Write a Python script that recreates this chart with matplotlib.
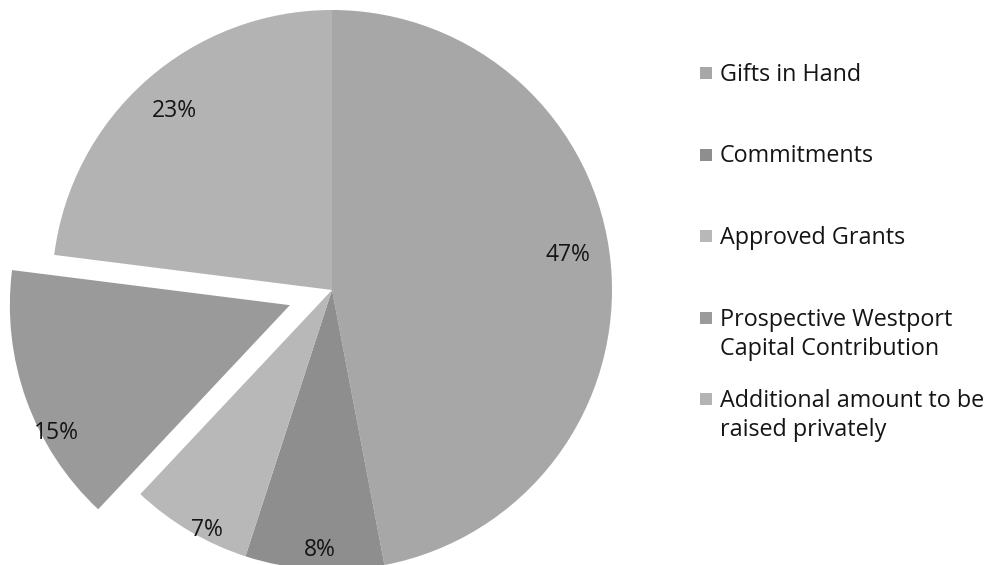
import numpy as np
import matplotlib.pyplot as plt
from matplotlib.patches import Rectangle

plt.rcParams['font.family'] = ['Open Sans', 'DejaVu Sans']

# andelar av finansieringen
kategorier = ["Gifts in Hand", "Commitments", "Approved Grants",
              "Prospective Westport\nCapital Contribution",
              "Additional amount to be\nraised privately"]
andelar = [47, 8, 7, 15, 23]
farger = ["#a7a7a7", "#8e8e8e", "#b8b8b8", "#9a9a9a", "#b3b3b3"]
utdrag = [0, 0, 0, 0.16, 0]

# etikettplacering per tårtbit (avstånd från mitten, vinkeljustering i grader)
etikett_r = [0.85, 0.93, 0.966, 0.95, 0.85]
etikett_vinkel = [3, 1, 3, 9, 0]

W, H, DPI = 987, 565, 100
fig = plt.figure(figsize=(W / DPI, H / DPI), dpi=DPI)
ax = fig.add_axes([0, 0, 1, 1])

cx, cy, R = 332, 290, 280  # pixlar

wedges, _ = ax.pie(andelar, colors=farger, startangle=90, counterclock=False,
                   explode=utdrag, radius=1, frame=True,
                   wedgeprops=dict(linewidth=0))
ax.set_xlim(-cx / R, (W - cx) / R)
ax.set_ylim(-(H - cy) / R, cy / R)
ax.set_aspect('equal')
ax.axis('off')

# procentetiketter
for w, p, r, dv in zip(wedges, andelar, etikett_r, etikett_vinkel):
    mid = np.deg2rad((w.theta1 + w.theta2) / 2 + dv)
    x0, y0 = w.center
    ax.text(x0 + r * np.cos(mid), y0 + r * np.sin(mid), f"{p}%",
            ha='center', va='center', fontsize=16.5, color='#151515')

# förklaring till höger
for i, (namn, f) in enumerate(zip(kategorier, farger)):
    yc = 73 + i * 81.5
    fig.patches.append(Rectangle((700 / W, 1 - (yc + 6) / H), 12 / W, 12 / H,
                                 transform=fig.transFigure, facecolor=f,
                                 edgecolor='none'))
    fig.text(720 / W, 1 - (yc - 10) / H, namn, ha='left', va='top',
             fontsize=16.8, color='#151515', linespacing=1.28)

fig.savefig("out.png", dpi=DPI, facecolor='white')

──────────

• Problem to solve: Look at the listing and set down only the lines from its start through the line with "cx, cy, R = 332, 290, 280", word for word and without pictures.

• Problem solution:
Write a Python script that recreates this chart with matplotlib.
import numpy as np
import matplotlib.pyplot as plt
from matplotlib.patches import Rectangle

plt.rcParams['font.family'] = ['Open Sans', 'DejaVu Sans']

# andelar av finansieringen
kategorier = ["Gifts in Hand", "Commitments", "Approved Grants",
              "Prospective Westport\nCapital Contribution",
              "Additional amount to be\nraised privately"]
andelar = [47, 8, 7, 15, 23]
farger = ["#a7a7a7", "#8e8e8e", "#b8b8b8", "#9a9a9a", "#b3b3b3"]
utdrag = [0, 0, 0, 0.16, 0]

# etikettplacering per tårtbit (avstånd från mitten, vinkeljustering i grader)
etikett_r = [0.85, 0.93, 0.966, 0.95, 0.85]
etikett_vinkel = [3, 1, 3, 9, 0]

W, H, DPI = 987, 565, 100
fig = plt.figure(figsize=(W / DPI, H / DPI), dpi=DPI)
ax = fig.add_axes([0, 0, 1, 1])

cx, cy, R = 332, 290, 280  # pixlar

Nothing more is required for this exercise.